O CI do FSM, na sua última reunião durante o Fórum Social das Resistências em Porto Alegre, em janeiro 2017, deu o aval ao Coletivo Baiano do FSM para analisar a possibilidade de realizar, de forma articulada com movimentos sociais brasileiros, um evento de caráter mundial em Salvador em março de 2018. A ideia de um evento mundial é o resultado de um processo de construção de 3 anos por parte do Coletivo Baiano do FSM, e foi incentivada por diversas organizações, movimentos e coletivos brasileiros e internacionais. O CI atendeu à solicitação do Coletivo Baiano do FSM e concedeu um prazo de dois meses para que busque viabilizar as condições políticas e operacionais para consolidar esta proposta. No final do próximo mês de março, o Coletivo Baiano dará uma resposta definitiva.
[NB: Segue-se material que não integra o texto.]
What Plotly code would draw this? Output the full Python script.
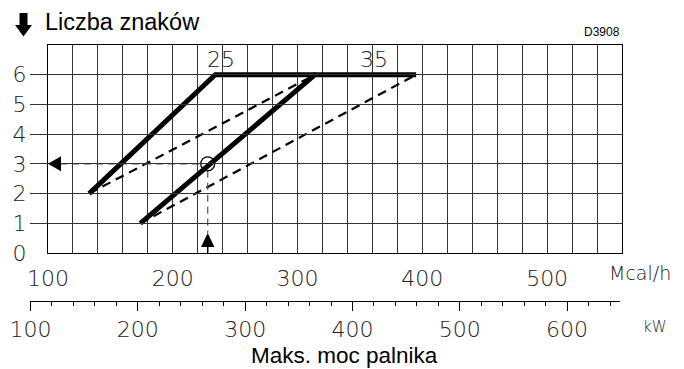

Caso seja confirmado, as organizações do CI se comprometem em envolver-se no processo de articulação política para que o encontro seja o mais representativo possível da diversidade do movimento altermundialista de todo o mundo. Irão envolver-se nos momentos de luta jáconstituídos, em especial a COP23 (Conferência das Nações Unidas para Mudanças Climáticas) em novembro 2017 em Bonn na Alemanha, a reunião da OMC (Organização Mundial do Comércio) em dezembro 2017 em Buenos Aires na Argentina e uma ação global contra o Fórum Econômico de Davos em janeiro de 2018, com uma possibilidade de convergência em Salvador em março de 2018.
A realização em Salvador de um evento de caráter mundial em 2018 e a definição da sua natureza, no entanto, dependerão das condições a serem construídas nos próximos dois meses, tanto nas questões de articulação política quanto de ordem estrutural. Nesse sentido, o Coletivo baiano do FSM aponta os seguintes aspectos como elementos fundamentais desta construção:
· Autonomia da sociedade civil neste processo, como posto na Carta de Princípios do FSM de Porto Alegre.
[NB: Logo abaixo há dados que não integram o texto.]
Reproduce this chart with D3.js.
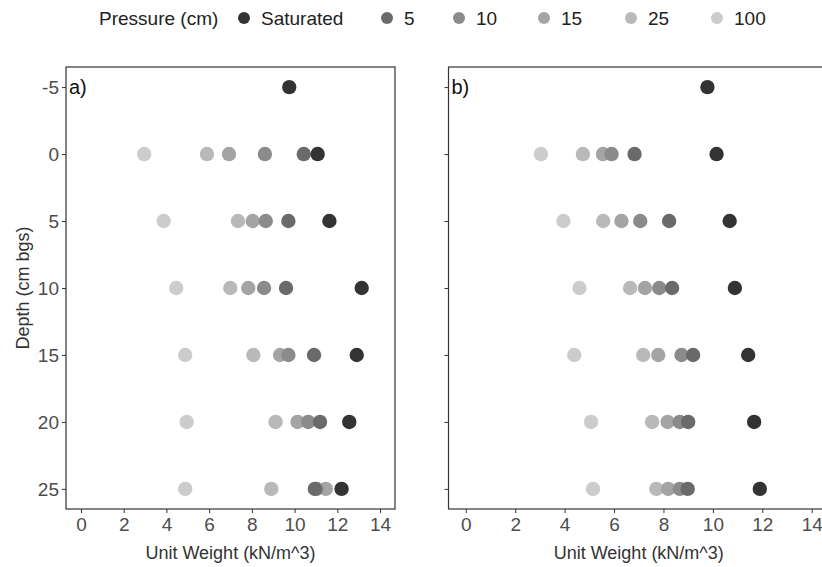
<!DOCTYPE html>
<html lang="en">
<head>
  <meta charset="UTF-8">
  <title>Unit Weight by Depth</title>
  <script src="https://d3js.org/d3.v7.min.js"></script>
  <style>
    body {
      margin: 0;
      background: #fff;
      font-family: 'Liberation Sans', Arial, sans-serif;
    }
    svg { display: block; }
    .tick-label { fill: #4d4d4d; font-size: 19px; }
    .axis-title { fill: #333; font-size: 18px; }
    .legend-text { fill: #222; font-size: 19px; }
    .panel-label { fill: #111; font-size: 20px; }
  </style>
</head>
<body>
  <svg width="822" height="567"></svg>

  <script>
    // depths (cm below ground surface) and pressure classes
    const depths = [-5, 0, 5, 10, 15, 20, 25];
    const pressures = ["Saturated", "5", "10", "15", "25", "100"];
    const colors = ["#333333", "#6a6a6a", "#8b8b8b", "#a4a4a4", "#b9b9b9", "#cccccc"];
    const xTicks = [0, 2, 4, 6, 8, 10, 12, 14];
    const yTicks = [-5, 0, 5, 10, 15, 20, 25];

    // panel a) unit weight (kN/m^3) per pressure, one value per depth
    const aSaturated = [9.75, 11.08, 11.63, 13.14, 12.91, 12.56, 12.20];
    const a5   = [null, 10.43, 9.71, 9.60, 10.91, 11.19, 10.95];
    const a10  = [null, 8.61, 8.65, 8.57, 9.71, 10.64, 11.02];
    const a15  = [null, 6.93, 8.04, 7.83, 9.32, 10.14, 11.46];
    const a25  = [null, 5.90, 7.35, 6.99, 8.07, 9.11, 8.91];
    const a100 = [null, 2.96, 3.87, 4.46, 4.88, 4.95, 4.88];

    // panel b)
    const bSaturated = [9.78, 10.15, 10.68, 10.89, 11.43, 11.67, 11.90];
    const b5   = [null, 6.83, 8.23, 8.35, 9.20, 9.00, 8.98];
    const b10  = [null, 5.90, 7.06, 7.83, 8.73, 8.66, 8.66];
    const b15  = [null, 5.55, 6.30, 7.25, 7.79, 8.17, 8.19];
    const b25  = [null, 4.74, 5.56, 6.65, 7.18, 7.54, 7.71];
    const b100 = [null, 3.04, 3.95, 4.60, 4.39, 5.07, 5.15];

    const panels = [
      {label: "a)", series: [aSaturated, a5, a10, a15, a25, a100], left: 66, right: 395, tickLabels: true},
      {label: "b)", series: [bSaturated, b5, b10, b15, b25, b100], left: 448.5, right: 829, tickLabels: false}
    ];

    const svg = d3.select("svg");
    const plotTop = 67, plotBottom = 509;

    const y = d3.scaleLinear().domain([-6.5, 26.5]).range([plotTop, plotBottom]);

    panels.forEach(p => {
      const x = d3.scaleLinear().domain([-0.7, 14.7]).range([p.left, p.right]);
      const g = svg.append("g");

      // frame
      g.append("rect")
        .attr("x", p.left).attr("y", plotTop)
        .attr("width", p.right - p.left).attr("height", plotBottom - plotTop)
        .attr("fill", "none").attr("stroke", "#333").attr("stroke-width", 1.2);

      // y axis ticks (plain hyphen for negatives, like the original)
      const yAxis = g.append("g")
        .attr("transform", `translate(${p.left},0)`)
        .call(d3.axisLeft(y).tickValues(yTicks).tickSize(4).tickPadding(3)
          .tickFormat(p.tickLabels ? d => String(d) : () => ""));
      yAxis.select(".domain").remove();
      yAxis.selectAll("line").attr("stroke", "#333");
      yAxis.selectAll("text").attr("class", "tick-label").attr("fill", null);
      yAxis.attr("font-size", null).attr("font-family", null);

      // x axis ticks
      const xAxis = g.append("g")
        .attr("transform", `translate(0,${plotBottom})`)
        .call(d3.axisBottom(x).tickValues(xTicks).tickSize(4).tickPadding(5)
          .tickFormat(d => String(d)));
      xAxis.select(".domain").remove();
      xAxis.selectAll("line").attr("stroke", "#333");
      xAxis.selectAll("text").attr("class", "tick-label").attr("fill", null);
      xAxis.attr("font-size", null).attr("font-family", null);

      // points: lightest first so darker ones sit on top
      for (let i = pressures.length - 1; i >= 0; i--) {
        const pts = depths.map((d, j) => ({depth: d, value: p.series[i][j]}))
          .filter(d => d.value != null);
        g.selectAll(null)
          .data(pts)
          .enter().append("circle")
            .attr("cx", d => x(d.value))
            .attr("cy", d => y(d.depth))
            .attr("r", 7.2)
            .attr("fill", colors[i]);
      }

      g.append("text")
        .attr("class", "panel-label")
        .attr("x", p.left + 3)
        .attr("y", y(-5) + 7)
        .text(p.label);

      g.append("text")
        .attr("class", "axis-title")
        .attr("x", (p.left + p.right) / 2)
        .attr("y", 559)
        .attr("text-anchor", "middle")
        .text("Unit Weight (kN/m^3)");
    });

    svg.append("text")
      .attr("class", "axis-title")
      .attr("transform", `translate(29,${(plotTop + plotBottom) / 2}) rotate(-90)`)
      .attr("text-anchor", "middle")
      .text("Depth (cm bgs)");

    // legend
    const legend = svg.append("g").attr("transform", "translate(0,18)");
    legend.append("text")
      .attr("class", "legend-text")
      .attr("x", 99).attr("y", 7)
      .text("Pressure (cm)");

    const keyX = [244, 387, 459, 544, 631, 717];
    pressures.forEach((name, i) => {
      legend.append("circle")
        .attr("cx", keyX[i]).attr("cy", 0).attr("r", 6)
        .attr("fill", colors[i]);
      legend.append("text")
        .attr("class", "legend-text")
        .attr("x", keyX[i] + 17).attr("y", 7)
        .text(name);
    });
  </script>
</body>
</html>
· Articulação ampla e identificação de movimentos e organizações baianas, mas também nordestinas, brasileiras e internacionais, buscando envolvimento na construção do evento.
· Apoio de parceiros nacionais e internacionais, dentre os quais governos, universidades e organismos de cooperação.
· Coordenação política de movimentos e organizações baianas e nacionais.
O Coletivo Baiano do FSM propõe, desta forma, estabelecer um diálogo junto ao comitê organizador do Fórum das Resistências de Porto Alegre, bem como com os diversos coletivos do FSM no Brasil, a exemplo do Fórum Panamazônico, e com as outras organizações e movimentos sociais de resistência no país, acerca desta proposta, em vista da sua análise e de uma tomada de decisão coletiva.